§ TASK DESCRIPTION
The records should be repeated word for word, pictures excluded.

___ DATA ___

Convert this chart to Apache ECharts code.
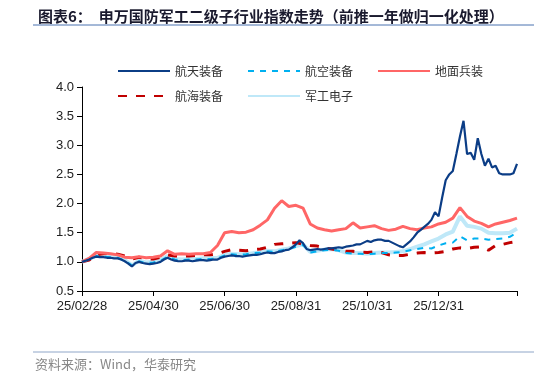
<!DOCTYPE html>
<html><head><meta charset="utf-8">
<script src="https://cdn.jsdelivr.net/npm/echarts@6/dist/echarts.min.js"></script>
<style>html,body{margin:0;padding:0;background:#fff}#c{width:534px;height:378px}</style>
</head><body><div id="c"></div>
<script>
// x positions are trading-period indices; ticks every 10 units
const tickLabels = ['25/02/28','25/04/30','25/06/30','25/08/31','25/10/31','25/12/31'];
const tickIdx = [0,10,20,30,40,50];
const lastIdx = 61;

// 航天装备 (half-step resolution)
const hangtian = [1.00,1.02,1.04,1.07,1.09,1.08,1.08,1.07,1.07,1.06,1.06,1.04,1.01,0.97,0.92,0.98,1.00,0.98,0.97,0.96,
0.97,0.98,1.00,1.04,1.07,1.04,1.02,1.01,1.01,1.02,1.02,1.01,1.02,1.03,1.03,1.02,1.03,1.04,1.04,1.07,
1.09,1.10,1.11,1.10,1.10,1.09,1.10,1.11,1.12,1.12,1.13,1.15,1.16,1.15,1.15,1.17,1.18,1.20,1.21,1.25,
1.30,1.37,1.32,1.22,1.20,1.21,1.22,1.21,1.22,1.23,1.23,1.24,1.25,1.24,1.26,1.27,1.28,1.30,1.30,1.33,
1.36,1.34,1.37,1.38,1.38,1.36,1.36,1.33,1.30,1.27,1.25,1.30,1.35,1.42,1.50,1.55,1.60,1.65,1.72,1.85,
1.78,2.10,2.40,2.50,2.56,2.85,3.15,3.42,2.85,2.87,2.75,3.12,2.85,2.65,2.77,2.62,2.65,2.52,2.50,2.50,
2.50,2.52,2.68];
// 航空装备
const hangkong = [1.00,1.04,1.10,1.09,1.08,1.07,1.02,0.94,1.01,0.98,0.99,1.02,1.09,1.04,1.03,1.04,1.04,1.05,1.05,1.06,
1.11,1.13,1.12,1.13,1.15,1.16,1.18,1.17,1.20,1.22,1.26,1.29,1.16,1.18,1.20,1.21,1.19,1.15,1.14,1.14,
1.13,1.14,1.15,1.15,1.16,1.17,1.20,1.22,1.24,1.23,1.28,1.32,1.33,1.44,1.37,1.40,1.40,1.38,1.39,1.40,
1.43,1.50];
// 地面兵装
const dimian = [1.00,1.06,1.16,1.15,1.14,1.12,1.08,1.07,1.09,1.07,1.08,1.10,1.19,1.13,1.14,1.13,1.14,1.14,1.16,1.28,
1.50,1.52,1.50,1.51,1.55,1.63,1.72,1.92,2.05,1.95,1.97,1.92,1.65,1.58,1.55,1.53,1.55,1.57,1.67,1.58,
1.60,1.62,1.57,1.54,1.56,1.61,1.57,1.55,1.58,1.60,1.65,1.68,1.75,1.93,1.78,1.70,1.66,1.60,1.65,1.68,
1.71,1.75];
// 航海装备
const hanghai = [1.00,1.03,1.12,1.14,1.15,1.13,1.10,1.05,1.08,1.05,1.05,1.08,1.12,1.10,1.10,1.10,1.11,1.12,1.12,1.14,
1.18,1.21,1.20,1.19,1.21,1.22,1.25,1.30,1.31,1.32,1.33,1.30,1.28,1.27,1.24,1.22,1.20,1.18,1.18,1.17,
1.16,1.17,1.16,1.12,1.11,1.11,1.13,1.15,1.16,1.15,1.16,1.18,1.22,1.24,1.23,1.25,1.26,1.20,1.28,1.30,
1.33,1.35];
// 军工电子
const jungong = [1.00,1.05,1.11,1.10,1.09,1.08,1.03,0.94,1.02,0.99,1.00,1.03,1.10,1.05,1.04,1.05,1.05,1.06,1.06,1.07,
1.12,1.14,1.13,1.13,1.15,1.16,1.19,1.18,1.21,1.23,1.27,1.30,1.17,1.19,1.21,1.22,1.20,1.16,1.15,1.15,
1.14,1.15,1.16,1.16,1.17,1.18,1.22,1.26,1.30,1.35,1.40,1.47,1.52,1.78,1.62,1.60,1.57,1.50,1.49,1.49,
1.50,1.57];

const toPts = (arr, step) => arr.map((v, i) => [i * step, v]);

const chart = echarts.init(document.getElementById('c'), null, {renderer: 'canvas'});
const cjk = '"Noto Sans CJK SC", sans-serif';
const lat = '"Liberation Sans", Arial, sans-serif';
const legendText = {fontFamily: cjk, fontSize: 12, color: '#333'};
const legendCommon = {left: 112, itemWidth: 52, itemHeight: 14, itemGap: 24, textStyle: legendText,
  itemStyle: {opacity: 0, borderWidth: 0}};

chart.setOption({
  animation: false,
  backgroundColor: '#fff',
  title: {
    text: '图表6：  申万国防军工二级子行业指数走势（前推一年做归一化处理）',
    left: 33, top: 4,
    textStyle: {fontFamily: cjk, fontSize: 15, fontWeight: 'bold', color: '#1a1a2e'}
  },
  graphic: [
    {type: 'line', shape: {x1: 33, y1: 25, x2: 534, y2: 25}, style: {stroke: '#4a72b0', lineWidth: 1}},
    {type: 'line', shape: {x1: 33, y1: 352, x2: 534, y2: 352}, style: {stroke: '#8fa6c8', lineWidth: 1}},
    {type: 'text', left: 35, top: 358, style: {text: '资料来源：Wind，华泰研究', fontFamily: cjk, fontSize: 13, fill: '#888'}}
  ],
  legend: [
    Object.assign({data: ['航天装备', '航空装备', '地面兵装'], top: 60}, legendCommon),
    Object.assign({data: ['航海装备', '军工电子'], top: 85}, legendCommon)
  ],
  grid: {left: 82, right: 17, top: 87, bottom: 87},
  xAxis: {
    type: 'value', min: 0, max: lastIdx, interval: 10,
    splitLine: {show: false},
    axisLine: {lineStyle: {color: '#000', width: 1}},
    axisTick: {show: true, length: 5, inside: false, customValues: tickIdx.concat([lastIdx]), lineStyle: {color: '#000'}},
    axisLabel: {
      customValues: tickIdx,
      formatter: v => { const k = tickIdx.indexOf(v); return k >= 0 ? tickLabels[k] : ''; },
      fontFamily: lat, fontSize: 13, color: '#222', margin: 9
    }
  },
  yAxis: {
    type: 'value', min: 0.5, max: 4, interval: 0.5,
    splitLine: {show: false},
    axisLine: {show: true, lineStyle: {color: '#000', width: 1}},
    axisTick: {show: true, length: 5, lineStyle: {color: '#000'}},
    axisLabel: {formatter: v => v.toFixed(1), fontFamily: lat, fontSize: 13, color: '#222', margin: 8}
  },
  series: [
    {name: '军工电子', type: 'line', data: toPts(jungong, 1), showSymbol: false, symbol: 'none', z: 1,
     lineStyle: {color: '#bfe8f8', width: 4}, itemStyle: {color: '#bfe8f8'}},
    {name: '航海装备', type: 'line', data: toPts(hanghai, 1), showSymbol: false, symbol: 'none', z: 2,
     lineStyle: {color: '#c00000', width: 3, type: [9, 9]}, itemStyle: {color: '#c00000'}},
    {name: '航空装备', type: 'line', data: toPts(hangkong, 1), showSymbol: false, symbol: 'none', z: 3,
     lineStyle: {color: '#00b0f0', width: 2, type: [6, 6]}, itemStyle: {color: '#00b0f0'}},
    {name: '地面兵装', type: 'line', data: toPts(dimian, 1), showSymbol: false, symbol: 'none', z: 4,
     lineStyle: {color: '#ff6666', width: 3}, itemStyle: {color: '#ff6666'}},
    {name: '航天装备', type: 'line', data: toPts(hangtian, 0.5), showSymbol: false, symbol: 'none', z: 5,
     lineStyle: {color: '#0b3d86', width: 2.2}, itemStyle: {color: '#0b3d86'}}
  ]
});
</script></body></html>
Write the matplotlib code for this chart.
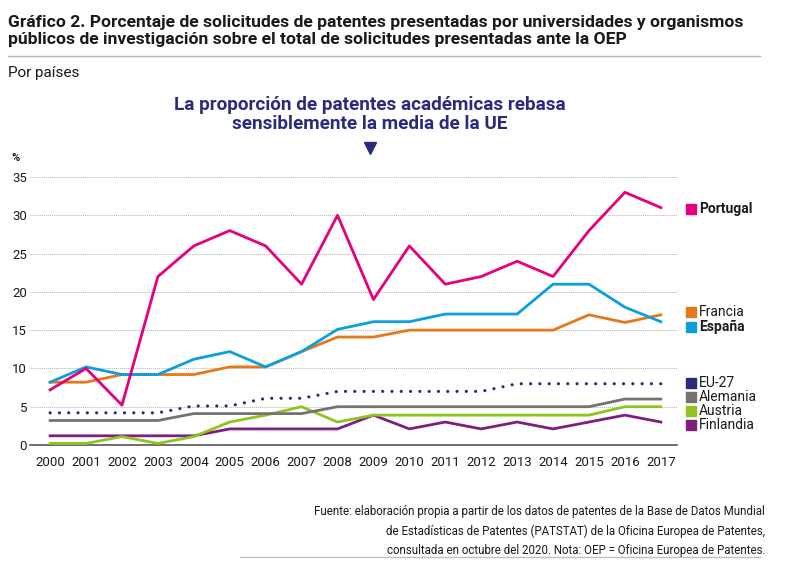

___

§ TASK ANSWER
Convert this chart to Apache ECharts code.
<!DOCTYPE html>
<html><head><meta charset="utf-8">
<script src="https://cdn.jsdelivr.net/npm/echarts@6/dist/echarts.min.js"></script>
<style>html,body{margin:0;padding:0;background:#fff}#c{width:534px;height:378px}</style>
</head><body><div id="c"></div>
<script>
// x positions are trading-period indices; ticks every 10 units
const tickLabels = ['25/02/28','25/04/30','25/06/30','25/08/31','25/10/31','25/12/31'];
const tickIdx = [0,10,20,30,40,50];
const lastIdx = 61;

// 航天装备 (half-step resolution)
const hangtian = [1.00,1.02,1.04,1.07,1.09,1.08,1.08,1.07,1.07,1.06,1.06,1.04,1.01,0.97,0.92,0.98,1.00,0.98,0.97,0.96,
0.97,0.98,1.00,1.04,1.07,1.04,1.02,1.01,1.01,1.02,1.02,1.01,1.02,1.03,1.03,1.02,1.03,1.04,1.04,1.07,
1.09,1.10,1.11,1.10,1.10,1.09,1.10,1.11,1.12,1.12,1.13,1.15,1.16,1.15,1.15,1.17,1.18,1.20,1.21,1.25,
1.30,1.37,1.32,1.22,1.20,1.21,1.22,1.21,1.22,1.23,1.23,1.24,1.25,1.24,1.26,1.27,1.28,1.30,1.30,1.33,
1.36,1.34,1.37,1.38,1.38,1.36,1.36,1.33,1.30,1.27,1.25,1.30,1.35,1.42,1.50,1.55,1.60,1.65,1.72,1.85,
1.78,2.10,2.40,2.50,2.56,2.85,3.15,3.42,2.85,2.87,2.75,3.12,2.85,2.65,2.77,2.62,2.65,2.52,2.50,2.50,
2.50,2.52,2.68];
// 航空装备
const hangkong = [1.00,1.04,1.10,1.09,1.08,1.07,1.02,0.94,1.01,0.98,0.99,1.02,1.09,1.04,1.03,1.04,1.04,1.05,1.05,1.06,
1.11,1.13,1.12,1.13,1.15,1.16,1.18,1.17,1.20,1.22,1.26,1.29,1.16,1.18,1.20,1.21,1.19,1.15,1.14,1.14,
1.13,1.14,1.15,1.15,1.16,1.17,1.20,1.22,1.24,1.23,1.28,1.32,1.33,1.44,1.37,1.40,1.40,1.38,1.39,1.40,
1.43,1.50];
// 地面兵装
const dimian = [1.00,1.06,1.16,1.15,1.14,1.12,1.08,1.07,1.09,1.07,1.08,1.10,1.19,1.13,1.14,1.13,1.14,1.14,1.16,1.28,
1.50,1.52,1.50,1.51,1.55,1.63,1.72,1.92,2.05,1.95,1.97,1.92,1.65,1.58,1.55,1.53,1.55,1.57,1.67,1.58,
1.60,1.62,1.57,1.54,1.56,1.61,1.57,1.55,1.58,1.60,1.65,1.68,1.75,1.93,1.78,1.70,1.66,1.60,1.65,1.68,
1.71,1.75];
// 航海装备
const hanghai = [1.00,1.03,1.12,1.14,1.15,1.13,1.10,1.05,1.08,1.05,1.05,1.08,1.12,1.10,1.10,1.10,1.11,1.12,1.12,1.14,
1.18,1.21,1.20,1.19,1.21,1.22,1.25,1.30,1.31,1.32,1.33,1.30,1.28,1.27,1.24,1.22,1.20,1.18,1.18,1.17,
1.16,1.17,1.16,1.12,1.11,1.11,1.13,1.15,1.16,1.15,1.16,1.18,1.22,1.24,1.23,1.25,1.26,1.20,1.28,1.30,
1.33,1.35];
// 军工电子
const jungong = [1.00,1.05,1.11,1.10,1.09,1.08,1.03,0.94,1.02,0.99,1.00,1.03,1.10,1.05,1.04,1.05,1.05,1.06,1.06,1.07,
1.12,1.14,1.13,1.13,1.15,1.16,1.19,1.18,1.21,1.23,1.27,1.30,1.17,1.19,1.21,1.22,1.20,1.16,1.15,1.15,
1.14,1.15,1.16,1.16,1.17,1.18,1.22,1.26,1.30,1.35,1.40,1.47,1.52,1.78,1.62,1.60,1.57,1.50,1.49,1.49,
1.50,1.57];

const toPts = (arr, step) => arr.map((v, i) => [i * step, v]);

const chart = echarts.init(document.getElementById('c'), null, {renderer: 'canvas'});
const cjk = '"Noto Sans CJK SC", sans-serif';
const lat = '"Liberation Sans", Arial, sans-serif';
const legendText = {fontFamily: cjk, fontSize: 12, color: '#333'};
const legendCommon = {left: 112, itemWidth: 52, itemHeight: 14, itemGap: 24, textStyle: legendText,
  itemStyle: {opacity: 0, borderWidth: 0}};

chart.setOption({
  animation: false,
  backgroundColor: '#fff',
  title: {
    text: '图表6：  申万国防军工二级子行业指数走势（前推一年做归一化处理）',
    left: 33, top: 4,
    textStyle: {fontFamily: cjk, fontSize: 15, fontWeight: 'bold', color: '#1a1a2e'}
  },
  graphic: [
    {type: 'line', shape: {x1: 33, y1: 25, x2: 534, y2: 25}, style: {stroke: '#4a72b0', lineWidth: 1}},
    {type: 'line', shape: {x1: 33, y1: 352, x2: 534, y2: 352}, style: {stroke: '#8fa6c8', lineWidth: 1}},
    {type: 'text', left: 35, top: 358, style: {text: '资料来源：Wind，华泰研究', fontFamily: cjk, fontSize: 13, fill: '#888'}}
  ],
  legend: [
    Object.assign({data: ['航天装备', '航空装备', '地面兵装'], top: 60}, legendCommon),
    Object.assign({data: ['航海装备', '军工电子'], top: 85}, legendCommon)
  ],
  grid: {left: 82, right: 17, top: 87, bottom: 87},
  xAxis: {
    type: 'value', min: 0, max: lastIdx, interval: 10,
    splitLine: {show: false},
    axisLine: {lineStyle: {color: '#000', width: 1}},
    axisTick: {show: true, length: 5, inside: false, customValues: tickIdx.concat([lastIdx]), lineStyle: {color: '#000'}},
    axisLabel: {
      customValues: tickIdx,
      formatter: v => { const k = tickIdx.indexOf(v); return k >= 0 ? tickLabels[k] : ''; },
      fontFamily: lat, fontSize: 13, color: '#222', margin: 9
    }
  },
  yAxis: {
    type: 'value', min: 0.5, max: 4, interval: 0.5,
    splitLine: {show: false},
    axisLine: {show: true, lineStyle: {color: '#000', width: 1}},
    axisTick: {show: true, length: 5, lineStyle: {color: '#000'}},
    axisLabel: {formatter: v => v.toFixed(1), fontFamily: lat, fontSize: 13, color: '#222', margin: 8}
  },
  series: [
    {name: '军工电子', type: 'line', data: toPts(jungong, 1), showSymbol: false, symbol: 'none', z: 1,
     lineStyle: {color: '#bfe8f8', width: 4}, itemStyle: {color: '#bfe8f8'}},
    {name: '航海装备', type: 'line', data: toPts(hanghai, 1), showSymbol: false, symbol: 'none', z: 2,
     lineStyle: {color: '#c00000', width: 3, type: [9, 9]}, itemStyle: {color: '#c00000'}},
    {name: '航空装备', type: 'line', data: toPts(hangkong, 1), showSymbol: false, symbol: 'none', z: 3,
     lineStyle: {color: '#00b0f0', width: 2, type: [6, 6]}, itemStyle: {color: '#00b0f0'}},
    {name: '地面兵装', type: 'line', data: toPts(dimian, 1), showSymbol: false, symbol: 'none', z: 4,
     lineStyle: {color: '#ff6666', width: 3}, itemStyle: {color: '#ff6666'}},
    {name: '航天装备', type: 'line', data: toPts(hangtian, 0.5), showSymbol: false, symbol: 'none', z: 5,
     lineStyle: {color: '#0b3d86', width: 2.2}, itemStyle: {color: '#0b3d86'}}
  ]
});
</script></body></html>
Write the matplotlib code for this chart.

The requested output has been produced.